LONDON – Hedge funds trimmed bearish positions in crude oil last week after Saudi Arabia threatened to punish short sellers and on signs that prices had found a floor after recent weakness.
Hedge funds and other money managers purchased the equivalent of 40 million barrels in the six most important petroleum futures and options contracts in the week to Sept. 22.
Purchases occurred at the fastest rate since late April, according to position records published by ICE Futures Europe and the U.S. Commodity Futures Trading Commission.
But buying was concentrated in crude rather than refined products, and involved buying back previous short positions rather than opening new long ones.
Portfolio managers purchased mainly Brent (+23 million barrels) and NYMEX and ICE WTI (+18 million), with smaller purchases in U.S. gasoline (+2 million) and European gasoil (+3 million) and sales of U.S. diesel (-5 million).
On the crude side, funds repurchased 37 million barrels of previous short sales while opening just 3 million barrels of new bullish long positions.
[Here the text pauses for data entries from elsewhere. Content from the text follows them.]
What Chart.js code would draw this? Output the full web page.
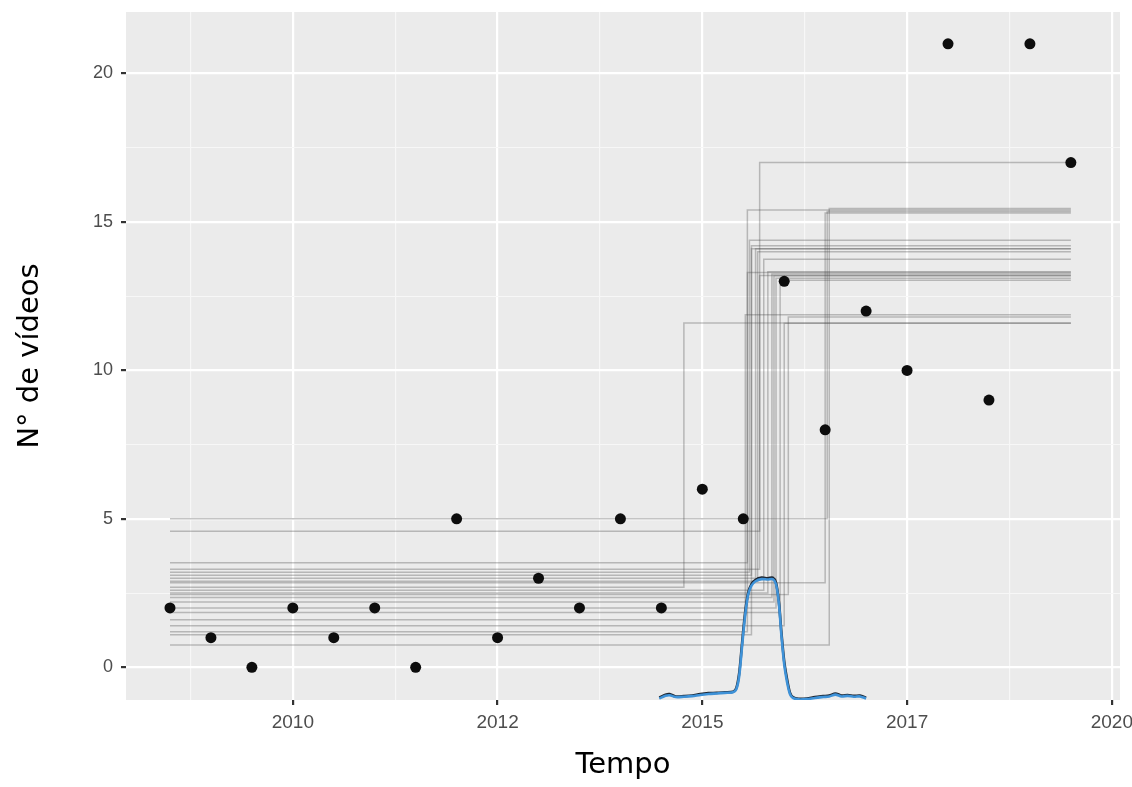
<!DOCTYPE html>
<html>
<head>
<meta charset="utf-8">
<script src="https://cdn.jsdelivr.net/npm/chart.js@4.4.1/dist/chart.umd.min.js"></script>
<style>
  html, body { margin: 0; padding: 0; background: #fff; }
  canvas { display: block; }
</style>
</head>
<body>
<canvas id="chart" width="1132" height="787"></canvas>
<script>
// observed counts, one per period (x is the period index)
const pointX = [0, 1, 2, 3, 4, 5, 6, 7, 8, 9, 10, 11, 12, 13, 14, 15, 16, 17, 18, 19, 20, 21, 22];
const pointY = [2, 1, 0, 2, 1, 2, 0, 5, 1, 3, 2, 5, 2, 6, 5, 13, 8, 12, 10, 21, 9, 21, 17];

// tick labels on the x axis, placed at period indices
const xTickPos = [3, 8, 13, 18, 23];
const xTickLabels = ["2010", "2012", "2015", "2017", "2020"];
const yTicks = [0, 5, 10, 15, 20];

// posterior changepoint draws: level before, change index, level after
const stepLeft   = [4.58, 2.7, 0.75, 5.0, 2.85, 3.52, 3.2, 3.1, 3.0, 2.9, 2.6, 2.5, 2.35, 2.2, 2.0, 1.85, 1.6, 1.4, 1.2, 1.1, 3.3, 2.45];
const stepChange = [14.4, 12.55, 16.1, 16.05, 16.0, 14.1, 14.15, 14.2, 14.3, 14.35, 14.5, 14.6, 14.7, 14.75, 14.8, 14.9, 14.05, 15.0, 14.1, 14.2, 14.4, 15.1];
const stepRight  = [17.0, 11.6, 15.45, 15.35, 15.3, 15.4, 14.38, 14.2, 14.1, 14.0, 13.74, 13.32, 13.25, 13.19, 13.1, 13.04, 11.87, 11.59, 13.3, 14.1, 13.2, 11.8];

// density of the changepoint location (drawn on the count scale)
const densX    = [11.95, 12.1, 12.2, 12.35, 12.55, 12.75, 12.95, 13.15, 13.35, 13.55, 13.75, 13.83, 13.9, 13.97, 14.05, 14.12, 14.2, 14.3, 14.45, 14.6, 14.72, 14.8, 14.87, 14.93, 15.0, 15.07, 15.14, 15.21, 15.35, 15.55, 15.75, 15.95, 16.1, 16.25, 16.4, 16.55, 16.7, 16.85, 17.0];
const densDark = [-1.02, -0.92, -0.9, -0.98, -0.97, -0.95, -0.9, -0.87, -0.86, -0.84, -0.82, -0.7, -0.2, 0.8, 1.9, 2.5, 2.8, 2.95, 3.02, 3.0, 3.02, 2.85, 2.2, 1.2, 0.2, -0.4, -0.85, -1.0, -1.06, -1.05, -1.0, -0.97, -0.95, -0.88, -0.95, -0.93, -0.96, -0.95, -1.02];
const densBlue = [-1.05, -0.96, -0.94, -1.0, -0.99, -0.97, -0.93, -0.9, -0.88, -0.86, -0.84, -0.74, -0.3, 0.7, 1.8, 2.45, 2.75, 2.9, 2.97, 2.96, 2.97, 2.8, 2.15, 1.1, 0.1, -0.5, -0.9, -1.03, -1.08, -1.07, -1.03, -1.0, -0.98, -0.92, -0.98, -0.96, -0.99, -0.98, -1.05];

const xMinor = xTickPos.map(v => v - 2.5);
const xAll = xMinor.concat(xTickPos).sort((a, b) => a - b);
const yAll = [];
yTicks.forEach(v => { yAll.push(v); if (v + 2.5 < 22) yAll.push(v + 2.5); });

const panelBg = {
  id: "panelBg",
  beforeDraw(chart) {
    const a = chart.chartArea;
    const ctx = chart.ctx;
    ctx.save();
    ctx.fillStyle = "#EBEBEB";
    ctx.fillRect(a.left, a.top, a.right - a.left, a.bottom - a.top);
    ctx.restore();
  }
};

const datasets = [];
datasets.push({
  label: "videos",
  data: pointX.map((x, i) => ({ x: x, y: pointY[i] })),
  pointRadius: 5.5,
  pointBackgroundColor: "#0d0d0d",
  pointBorderColor: "#0d0d0d",
  pointBorderWidth: 0,
  showLine: false,
  order: 0
});
datasets.push({
  label: "density blue",
  data: densX.map((x, i) => ({ x: x, y: densBlue[i] })),
  showLine: true,
  borderColor: "rgb(62,146,216)",
  borderWidth: 2.6,
  pointRadius: 0,
  tension: 0.3,
  order: 1
});
datasets.push({
  label: "density dark",
  data: densX.map((x, i) => ({ x: x, y: densDark[i] })),
  showLine: true,
  borderColor: "rgba(20,28,40,0.95)",
  borderWidth: 2.6,
  pointRadius: 0,
  tension: 0.3,
  order: 2
});
stepLeft.forEach((lv, i) => {
  datasets.push({
    label: "draw " + i,
    data: [
      { x: 0, y: lv },
      { x: stepChange[i], y: lv },
      { x: stepChange[i], y: stepRight[i] },
      { x: 22, y: stepRight[i] }
    ],
    showLine: true,
    borderColor: "rgba(70,70,70,0.32)",
    borderWidth: 1.5,
    pointRadius: 0,
    order: 3
  });
});

const isMajorX = v => xTickPos.indexOf(v) >= 0;
const isMajorY = v => yTicks.indexOf(v) >= 0;

new Chart(document.getElementById("chart"), {
  type: "scatter",
  data: { datasets: datasets },
  plugins: [panelBg],
  options: {
    responsive: false,
    animation: false,
    layout: { padding: { top: 12, right: 12, left: 0, bottom: 0 } },
    plugins: { legend: { display: false }, tooltip: { enabled: false } },
    scales: {
      x: {
        type: "linear",
        min: -1.074,
        max: 23.2,
        afterBuildTicks: s => { s.ticks = xAll.map(v => ({ value: v })); },
        afterFit: s => { s.height = 87; s.paddingLeft = 0; s.paddingRight = 0; },
        border: { display: false },
        grid: {
          color: ctx => isMajorX(ctx.tick.value) ? "#ffffff" : "#f7f7f7",
          lineWidth: ctx => isMajorX(ctx.tick.value) ? 2.2 : 1.1,
          tickColor: ctx => isMajorX(ctx.tick.value) ? "#333333" : "rgba(0,0,0,0)",
          tickLength: 5
        },
        ticks: {
          autoSkip: false,
          maxRotation: 0,
          padding: 6,
          color: "#4D4D4D",
          font: { family: "'Liberation Sans', Arial, sans-serif", size: 19 },
          callback: v => { const i = xTickPos.indexOf(v); return i >= 0 ? xTickLabels[i] : ""; }
        },
        title: {
          display: true,
          text: "Tempo",
          color: "#000",
          padding: { top: 0, bottom: 4 },
          font: { family: "'DejaVu Sans', sans-serif", size: 29 }
        }
      },
      y: {
        type: "linear",
        min: -1.1,
        max: 22.07,
        afterBuildTicks: s => { s.ticks = yAll.map(v => ({ value: v })); },
        afterFit: s => { s.width = 126; s.paddingTop = 0; s.paddingBottom = 0; },
        border: { display: false },
        grid: {
          color: ctx => isMajorY(ctx.tick.value) ? "#ffffff" : "#f7f7f7",
          lineWidth: ctx => isMajorY(ctx.tick.value) ? 2.2 : 1.1,
          tickColor: ctx => isMajorY(ctx.tick.value) ? "#333333" : "rgba(0,0,0,0)",
          tickLength: 5
        },
        ticks: {
          autoSkip: false,
          padding: 8,
          color: "#4D4D4D",
          font: { family: "'Liberation Sans', Arial, sans-serif", size: 18 },
          callback: v => isMajorY(v) ? String(v) : ""
        },
        title: {
          display: true,
          text: "N° de vídeos",
          color: "#000",
          padding: { top: 13, bottom: 0 },
          font: { family: "'DejaVu Sans', sans-serif", size: 29 }
        }
      }
    }
  }
});
</script>
</body>
</html>
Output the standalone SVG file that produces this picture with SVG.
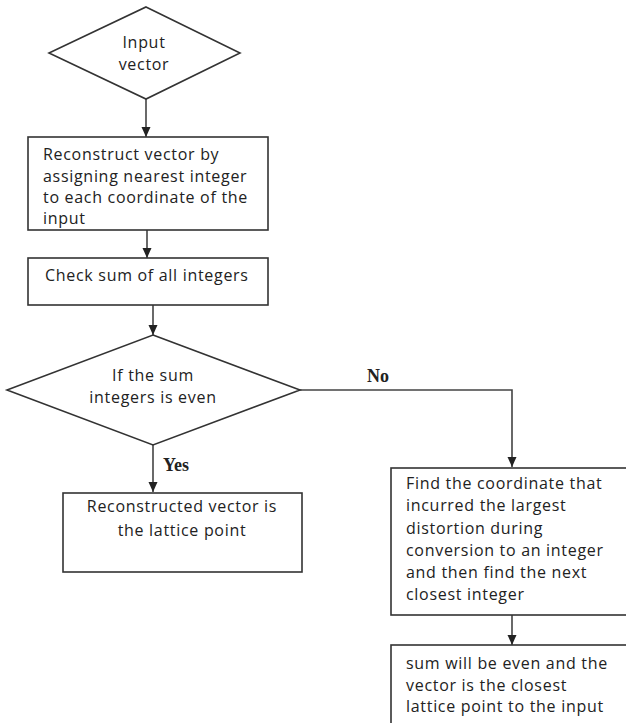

Across all six petroleum contracts, total short positions fell to 340 million barrels, from a two-year high of 379 million the week before, but still up from 223 million a month ago (tmsnrt.rs/339TpLq).
The pattern is consistent with funds becoming less bearish rather than more bullish, de-risking their portfolios rather than adding more price exposure.
It came after Saudi Arabia’s oil minister threatened to leave short sellers “ouching” a few days earlier, and amid signs oil prices were stabilising after the recent sell-off, despite a drumbeat of negative economic news.
Calendar spreads for both physical Brent and Brent futures have also rebounded modestly after previous weakness, indicating traders see a more balanced market in the next few months.
Before last week’s short-covering, the market was starting to look stretched, like a piece of elastic under tension, with short positions high, and the ratio of long to short positions unusually low.
In recent years, the concentration of hedge fund positions on one side of the market has usually heralded an imminent turning point in the price trend.
Hedge fund selling was already decelerating before the Saudi oil minister issued his threat, in a sign the balance of risks was shifting.
Once concerns about the global economy and oil consumption failed to push prices even lower, the market was primed for a bout of short covering, propelling prices modestly higher, and recovering some of their earlier losses.